Broomstick, floo powder, portkey, apparation — all are forms of magical transportation that "Harry Potter and the Cursed Child," the sequel to the Harry Potter books that officially opened at London's Palace Theater Saturday, could take to get to Broadway.

The play's lead producers told the New York Times and the Daily Mail they have the Great White Way in their sights, now that reviews from the opening weekend of its run in London's West End run are in.

Those reviews are glowing: the Times' chief critic Ben Brantley praised the play for its empathy, "the magic practiced so affectingly and entertainingly in The Cursed Child ... [that] turns everyone in the audience into a sorcerer’s apprentice"; The Guardian's Michael Billington heralded it a "thrilling theatrical spectacle." 

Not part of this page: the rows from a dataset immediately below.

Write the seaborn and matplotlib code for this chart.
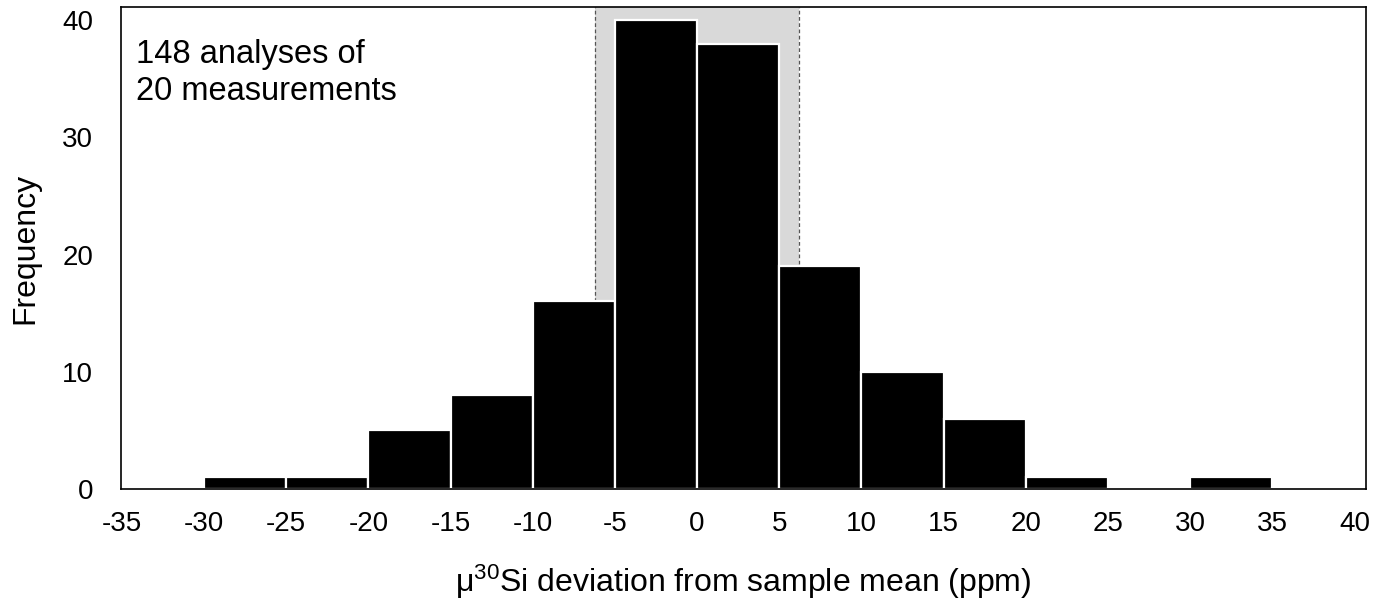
import matplotlib
matplotlib.use("Agg")
import matplotlib.pyplot as plt
import seaborn as sns
import numpy as np

# histogram counts per 5 ppm bin
bin_edges = [-30, -25, -20, -15, -10, -5, 0, 5, 10, 15, 20, 25, 30, 35]
counts = [1, 1, 5, 8, 16, 40, 38, 19, 10, 6, 1, 0, 1]
shade_lo, shade_hi = -6.2, 6.2
x_ticks = list(range(-35, 45, 5))
y_ticks = [0, 10, 20, 30, 40]
note = "148 analyses of\n20 measurements"

sns.set_theme(style="white")
plt.rcParams["font.family"] = ["Liberation Sans", "DejaVu Sans"]
plt.rcParams["axes.unicode_minus"] = False
plt.rcParams["mathtext.default"] = "regular"
plt.rcParams["text.color"] = "black"
plt.rcParams["axes.labelcolor"] = "black"
plt.rcParams["xtick.color"] = "black"
plt.rcParams["ytick.color"] = "black"

centers = [(a + b) / 2 for a, b in zip(bin_edges[:-1], bin_edges[1:])]

fig = plt.figure(figsize=(13.82, 6), dpi=100)
ax = fig.add_axes([0.0876, 0.185, 0.9008, 0.803])

# shaded band with dashed edges
ax.axvspan(shade_lo, shade_hi, color="#d9d9d9", zorder=0, lw=0)
for xv in (shade_lo, shade_hi):
    ax.axvline(xv, color="#555555", ls=(0, (3, 2)), lw=0.9, zorder=0.5)

sns.histplot(x=centers, weights=counts, bins=bin_edges, ax=ax,
             color="black", alpha=1, edgecolor="white", linewidth=1.6, zorder=2)

ax.set_xlim(-35.05, 40.7)
ax.set_ylim(0, 41.1)
ax.set_xticks(x_ticks)
ax.set_yticks(y_ticks)
ax.tick_params(axis="x", labelsize=20, length=0, pad=16)
ax.tick_params(axis="y", labelsize=20, length=0, pad=20)
for s in ax.spines.values():
    s.set_color("black")
    s.set_linewidth(1.2)

ax.set_xlabel(r"μ$^{30}$Si deviation from sample mean (ppm)", fontsize=23, labelpad=18)
ax.set_ylabel("Frequency", fontsize=23, labelpad=16)

ax.text(0.012, 0.935, note, transform=ax.transAxes, fontsize=23.5,
        va="top", ha="left", linespacing=1.25)

fig.savefig("out.png", dpi=100)
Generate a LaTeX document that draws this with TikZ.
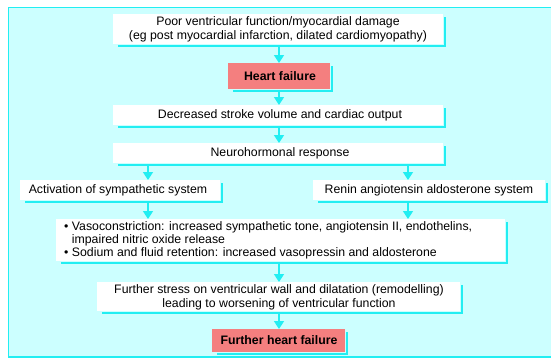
\documentclass[tikz,border=0pt]{standalone}
\usepackage{fontspec}
\setmainfont{Liberation Sans}
\usetikzlibrary{arrows.meta}
\definecolor{panelbg}{HTML}{CCFFFF}
\definecolor{cyanline}{HTML}{22EEF2}
\definecolor{pinkbox}{HTML}{F47F7F}
\tikzset{
  shadowline/.style={draw=cyanline, line width=2.2pt},
  flow/.style={draw=cyanline, line width=1.6pt, -{Triangle[width=10pt,length=8pt]}},
  lbl/.style={font=\fontsize{12.3}{14}\selectfont, align=center, inner sep=0pt},
  boldlbl/.style={lbl, font=\fontsize{12.3}{14}\selectfont\bfseries},
}
\newcommand{\shadowbox}[4]{% x1 y1 x2 y2 (pixel coords)
  \draw[shadowline] (#1+5,#4+2) -- (#3+2,#4+2) -- (#3+2,#2+3);
}
\begin{document}
\begin{tikzpicture}[x=1pt,y=-1pt]
\useasboundingbox (0,0) rectangle (551,360);
\fill[white] (0,0) rectangle (551,360);
\fill[panelbg] (8,7) rectangle (551,357);
\draw[cyanline, line width=1.5pt] (551,7.5) -- (8.5,7.5) -- (8.5,357) -- (551,357);

% box 1
\shadowbox{113}{14}{443}{44}
\fill[white] (113,14) rectangle (443,44);
\node[lbl] (b1) at (278,29.5) {Poor ventricular function/myocardial damage\\(eg post myocardial infarction, dilated cardiomyopathy)};
\coordinate (b1s) at (279,46);

% heart failure
\shadowbox{228}{63}{330}{89}
\fill[pinkbox] (228,63) rectangle (330,89);
\node[boldlbl] (hf) at (280,76) {Heart failure};
\coordinate (hfn) at (279,63);
\coordinate (hfs) at (279,90);

% box 3
\shadowbox{113}{105}{443}{125}
\fill[white] (113,105) rectangle (443,125);
\node[lbl] (b3) at (280,115) {Decreased stroke volume and cardiac output};
\coordinate (b3n) at (279,105);
\coordinate (b3s) at (279,126);

% box 4
\shadowbox{113}{143}{443}{163}
\fill[white] (113,143) rectangle (443,163);
\node[lbl] (b4) at (280,153) {Neurohormonal response};
\coordinate (b4n) at (279,143);
\coordinate (b4l) at (148,164);
\coordinate (b4r) at (408,164);

% box 5 and 6
\shadowbox{20}{180}{220}{200}
\fill[white] (20,180) rectangle (220,200);
\node[lbl] (b5) at (118,190) {Activation of sympathetic system};
\coordinate (b5n) at (148,180);
\coordinate (b5s) at (148,201);

\shadowbox{313}{180}{545}{200}
\fill[white] (313,180) rectangle (545,200);
\node[lbl] (b6) at (429,190) {Renin angiotensin aldosterone system};
\coordinate (b6n) at (408,180);
\coordinate (b6s) at (408,201);

% box 7
\shadowbox{56}{219}{505}{261}
\fill[white] (56,219) rectangle (505,261);
\node[lbl, align=left, anchor=north west, font=\fontsize{12.3}{13}\selectfont] (b7) at (64,221.5) {%
\textbullet\ Vasoconstriction: increased sympathetic tone, angiotensin II, endothelins,\\
\hphantom{\textbullet\ }impaired nitric oxide release\\
\textbullet\ Sodium and fluid retention: increased vasopressin and aldosterone};
\coordinate (b7nl) at (148,219);
\coordinate (b7nr) at (408,219);
\coordinate (b7s) at (279,262);

% box 8
\shadowbox{97}{282}{460}{311}
\fill[white] (97,282) rectangle (460,311);
\node[lbl] (b8) at (279,297) {Further stress on ventricular wall and dilatation (remodelling)\\leading to worsening of ventricular function};
\coordinate (b8n) at (279,282);
\coordinate (b8s) at (279,312);

% further heart failure
\shadowbox{212}{329}{345}{352}
\fill[pinkbox] (212,329) rectangle (345,352);
\node[boldlbl] (fhf) at (279,340.5) {Further heart failure};
\coordinate (fhfn) at (279,329);

% arrows
\draw[flow] (b1s) -- (hfn);
\draw[flow] (hfs) -- (b3n);
\draw[flow] (b3s) -- (b4n);
\draw[flow] (b4l) -- (b5n);
\draw[flow] (b4r) -- (b6n);
\draw[flow] (b5s) -- (b7nl);
\draw[flow] (b6s) -- (b7nr);
\draw[flow] (b7s) -- (b8n);
\draw[flow] (b8s) -- (fhfn);
\end{tikzpicture}
\end{document}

After surviving the first days of its run, producers Sonia Friedman and Colin Callendar are likely considering their next step for the production that runs 5 hours, 15 minutes.

"It would be disingenuous to think New York and Broadway weren’t part of our thinking," Friedman told the Times. “Harry Potter, the brand and the story, are as iconic over there as anywhere in the world, and, Colin and I being theater producers and Broadway producers, of course it’s on our radar, but where, how, when and with whom, we have no idea."

The play written by Jack Thorne — based on a story by J.K. Rowling, Thorne and director John Tiffany — is sold out in London through May. 

Its script, which was released as a book this weekend, topped Amazon's pre-order charts for print books and its Kindle counterparts in 2016 and drew Potterheads to bookstores across the country in swarms.  

In an interview at the play's Saturday premiere, Rowling, whose novels have sold more than 450 million copies, said she would love to see the production travel as a reward to fans who kept spoilers to themselves: “We really hope to take this play to as many places as it’s feasible to take it. So I hope a lot of them will get to see this play in due course."